Receptive or not, Kansas has learned its lesson about repeatedly playing with fire.
The Jayhawks have been whisking through fumes since the turn of the calendar. They first lit the match versus Temple, fiddled with the soot in the conference opener against Iowa State and have been fanning the flames ever since. On Saturday, Bill Self’s pyromaniacs finally got seared. The team’s outdated 18-game winning streak—exposed as smoke and mirrors.
Few college hoops scribes (guilty) have dared question Kansas during a two-and-a-half month stretch of invincibility that’s included a 36-point waxing of Colorado, a statement road win in Columbus and gut-check triumph at the Octagon of Doom. Still, through a half-season’s worth of “perfection,” the game logs, taken collectively, didn’t reflect the on-court performance.
Despite Travis Releford’s breakout senior season, Jeff Withey’s steadying presence as a rim guard and the divine efforts of super-frosh Ben McLemore, the Jayhawks have seemed vulnerable to poaching for some time. As the wins had mounted in succession, so too did pressing questions about the long-term viability of the team. Oklahoma State’s herculean upset at the Phog on Saturday validated, once and for all, those concerns.

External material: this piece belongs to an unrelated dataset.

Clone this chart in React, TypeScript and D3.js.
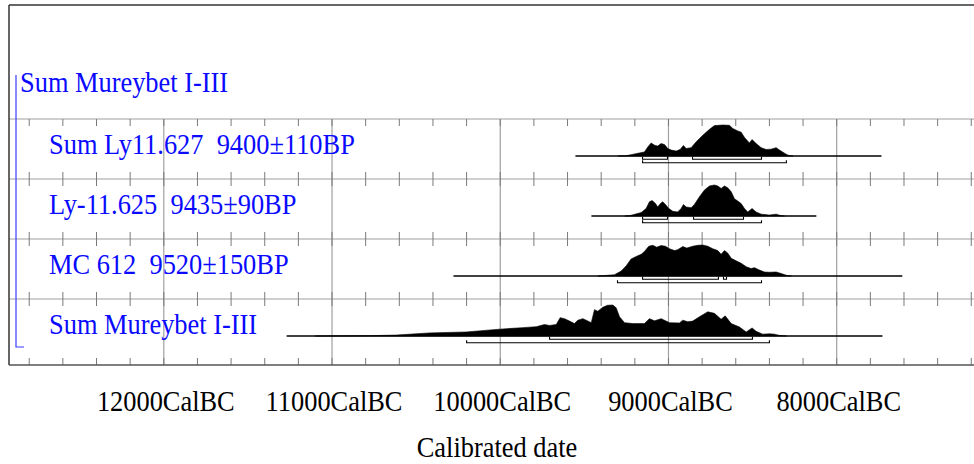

Kansas is without a reliable option at the most important position on the floor: point guard. Eljiah Johnson may be the answer in Lawrence by process of elimination—sophomore backup Naadir Tharpe is too inconsistent at this point in his career—but he’s not the answer for a program with real Final Four aspirations. Shrill reality: the Jayhawks are a better team when Johnson is either on the bench or playing off-ball.
McLemore has a tendency to disappear for prolonged periods. College basketball’s best talent is becoming more assertive on offense, especially in late-game situations, but his motor still needs another few gears. McLemore has endured a scoring drought of at least 15 minutes in seven games this season, far too many for a player of his ilk.